The end of the World (of Bluegrass)!

Chris JonesI can’t delve too far into the specifics of it, but apparently the world is ending at the end of the month, more-or-less exactly in the middle of the IBMA World of Bluegrass, possibly during the Momentum Awards luncheon (I’d eat the dessert first). As I said, I don’t want to get too specific, because for one thing I’m not much of an eschatological dude (I’ve just always wanted to write “eschatological dude” somewhere sometime, and now it’s done), and for another, I’d have to read up on it, and who has the time? If the world is really ending, I have a lot of old bluegrass LPs that I need to alphabetize while I still can. This is what I’m hearing, though, and I thought it my duty to pass it on.

There was similar alarm a few years ago when the Mayan calendar predicted the end of the world. It didn’t happen, and I haven’t been on speaking terms with any Mayans ever since. It turned out to be nothing but a calendar-selling scam.

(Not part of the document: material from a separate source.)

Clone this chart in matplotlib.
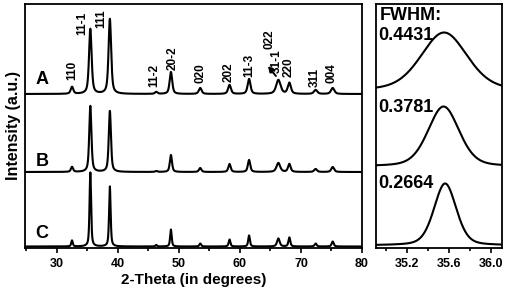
import numpy as np
import matplotlib
matplotlib.use('Agg')
import matplotlib.pyplot as plt
from matplotlib.ticker import MultipleLocator

plt.rcParams['font.family'] = ['Liberation Sans', 'DejaVu Sans']
plt.rcParams['font.weight'] = 'bold'

# ---------------- data ----------------
samples = ['A', 'B', 'C']
hkl_labels = ['110', '11-1', '111', '11-2', '20-2', '020', '202', '11-3',
              '022', '31-1', '220', '311', '004']
peak_pos = [32.5, 35.5, 38.7, 46.3, 48.7, 53.5, 58.3, 61.5, 66.3, 68.1, 72.4, 75.2]
width_factor = [1.0, 1.0, 1.0, 1.0, 1.0, 1.1, 1.1, 1.1, 1.7, 1.2, 1.3, 1.3]
heights_A = [7, 65, 75, 2, 22, 6, 9, 15, 14, 11, 4, 6]
heights_B = [5, 66, 61, 1, 17, 4, 8, 12, 9, 8, 3, 5]
heights_C = [6, 74, 60, 1.5, 17, 3, 7, 11, 8, 9, 3, 5]
fwhm_main = [0.5, 0.42, 0.3]
offsets_main = [154, 76, 1.5]

fwhm_labels = ['0.4431', '0.3781', '0.2664']
zoom_center = [35.55, 35.545, 35.56]
zoom_fwhm = [0.52, 0.35, 0.25]
zoom_height = [58, 60, 62]
zoom_base = [157.5, 81.5, 2.5]

xticks_main = [30, 40, 50, 60, 70, 80]
xticks_zoom = [35.2, 35.6, 36.0]


def pvoigt(x, x0, fwhm, eta=0.5):
    g = np.exp(-4 * np.log(2) * ((x - x0) / fwhm) ** 2)
    lor = 1.0 / (1.0 + (2 * (x - x0) / fwhm) ** 2)
    return eta * lor + (1 - eta) * g


# ---------------- figure ----------------
W, H = 509, 294
fig = plt.figure(figsize=(W / 100, H / 100), dpi=100)
ax = fig.add_axes([25 / W, 46 / H, 337 / W, 244 / H])
ax2 = fig.add_axes([376 / W, 46 / H, 125.7 / W, 244 / H])

x = np.linspace(24.8, 80, 12000)
for heights, fw, off in zip([heights_A, heights_B, heights_C], fwhm_main, offsets_main):
    y = np.zeros_like(x)
    for p, h, wf in zip(peak_pos, heights, width_factor):
        y += h * pvoigt(x, p, fw * wf, 0.6)
    ax.plot(x, y + off, color='black', lw=1.5)

ax.set_xlim(24.8, 80)
ax.set_ylim(0, 244)
ax.set_yticks([])
ax.set_xticks(xticks_main)
ax.xaxis.set_minor_locator(MultipleLocator(5))
ax.tick_params(axis='x', which='major', direction='out', length=3.5, width=1.2,
               labelsize=9, pad=4)
ax.tick_params(axis='x', which='minor', direction='out', length=2.5, width=1.2)
for s in ax.spines.values():
    s.set_linewidth(1.3)

# sample letters
for name, yy in zip(samples, [169, 87, 14]):
    ax.text(27.6, yy, name, fontsize=13, fontweight='bold', ha='center', va='center')

# hkl labels
lab_x = [32.46, 34.1, 37.33, 45.9, 49.0, 53.6, 58.2, 61.5, 64.8, 66.05, 68.05, 72.3, 75.0]
lab_y = [168, 213, 220, 161, 178, 165, 166, 171, 199, 175, 171, 161, 165]
for t, lx, ly in zip(hkl_labels, lab_x, lab_y):
    ax.text(lx, ly, t, rotation=90, fontsize=8.5, fontweight='bold',
            ha='center', va='bottom')
ax.annotate('', xy=(64.6, 182), xytext=(65.9, 172),
            arrowprops=dict(arrowstyle='-|>', lw=1.4, color='black',
                            mutation_scale=8, shrinkA=0, shrinkB=0))

ax.set_xlabel('2-Theta (in degrees)', fontsize=11, fontweight='bold', labelpad=2)
fig.text(14 / W, 1 - 126 / H, 'Intensity (a.u.)', rotation=90, fontsize=11.5,
         fontweight='bold', ha='center', va='center')

# right panel
xz = np.linspace(34.9, 36.1, 1000)
for c, fw, h, b in zip(zoom_center, zoom_fwhm, zoom_height, zoom_base):
    ax2.plot(xz, b + h * pvoigt(xz, c, fw, 0.3), color='black', lw=1.5)
ax2.set_xlim(34.9, 36.1)
ax2.set_ylim(0, 244)
ax2.set_yticks([])
ax2.set_xticks(xticks_zoom)
ax2.set_xticklabels(['35.2', '35.6', '36.0'])
ax2.xaxis.set_minor_locator(MultipleLocator(0.2))
ax2.tick_params(axis='x', which='major', direction='out', length=3.5, width=1.2,
                labelsize=9, pad=4)
ax2.tick_params(axis='x', which='minor', direction='out', length=2.5, width=1.2)
for s in ax2.spines.values():
    s.set_linewidth(1.3)

ax2.text(34.94, 233, 'FWHM:', fontsize=13, fontweight='bold', ha='left', va='center')
for t, yy in zip(fwhm_labels, [212, 141, 65]):
    ax2.text(34.92, yy, t, fontsize=13, fontweight='bold', ha='left', va='center')

fig.savefig('out.png', dpi=100)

This one has even more people spooked, though. To make a long story short, the fourth total lunar eclipse, or “blood moon” within a single year’s time will take place on September 28th, the eve of the start of the World of Bluegrass business conference. The fact that it’s also during the Jewish feast day Sukkot, translated by some as “Feast of Tabernacles,” is especially significant. This is only the eighth time in recorded history that these events have coincided, and the first time it’s ever happened while the New York Mets were in first place. It’s pretty big.

Some have predicted that a giant asteroid will come and take us all out (even stronger incentive to keep the IBMA Awards Show on schedule). NASA says no, but what do they know? They scoff at the idea of UFOs and I just saw one last night, or I dreamed about one and that’s almost the same thing.

So the question arises, how would you conduct yourself if this were the last IBMA World of Bluegrass ever? To start with, I can’t think of a better reason to scrap whatever plans you had, snap up your tickets and go. “Maybe next year” may not apply this time around.

Would you take the hedonistic course and just treat it like the last major bluegrass event where anything you do would carry no earthly consequences at all? (some people treat all bluegrass events this way anyway, it turns out)  Or, on the other hand, would you see it as a time to make amends, spread love, focus on what truly matters, and look to the eternal ramifications of your actions. Clearly these would be two very different game plans.

Here are some possible either/or plans you might want to consider for a possible final IBMA World of Bluegrass:

Eat and drink sparingly, donating the money you would have spent to downtown Raleigh’s homeless so that their last few days can be a little better. Do some jamming, but concentrate on the fellowship opportunity, encouraging some younger or shyer musicians to join in.

Or binge eat and drink (if your finances and the steep Sheraton and Marriott prices permit), and sleep even less than you have in past years, that is to say none at all. Pick all night, every night. This is likely to be the last time in your life you get to play Big Mon for 20 minutes straight. Try to put together your dream combination of musicians for a secret jam behind locked doors. Try to get everybody to play only the songs you want to do. It’s your dream, after all.

Do something unexpectedly kind for someone in the bluegrass community you don’t know very well.

Or, kidnap Bill Knowlton, then wear his clothes for the rest of the week.

See the IBMA Awards in a new light, shedding any cynicism you may have brought to the event about industry politics, low voter participation, or the length of the show, instead really listening to each acceptance speech, feeling genuinely happy for the people who have been recognized for their work.

Or, crash the stage, Kanye West-style and snatch an award away from someone you thought wasn’t deserving. Since the world is ending, the trophy is useless anyway so just drop-kick it into the audience.

Attend all the seminars you can in order to absorb a few last kernels of wisdom about the business, and as a way of showing support for those who are willing to lead them, even in the earth’s final hours.

Or, storm into each seminar, yelling, “Put a sock in it! None of this matters anymore, people!! If it ever did!”

Attend the Town Hall Meeting, walk up to the microphone, addressing the IBMA Board of Directors, and say, “I love each one of you. Thank you for taking your valuable time to give back to this organization the best way you knew how.”

Or, attend the Town Hall Meeting, March up to the Board of Directors, yelling, “you all have failed completely, and apparently all you want from me is my membership money, so here it is and then some!” Then leave a lawn and leaf bagful of cash (your life’s savings) in front of them, saying “you happy now?”

As an IBMA board member, you dutifully attend the Town Hall Meeting, listening with love and understanding to each concern or complaint from members, even though you know that after this week it won’t matter at all.

Or, you take the tomato you carefully saved from yesterday’s lunch, and hurl it at the guy who came up to yell at you, adding, “same to you, pal!”  Then take his bag of cash and distribute it among downtown Raleigh’s homeless.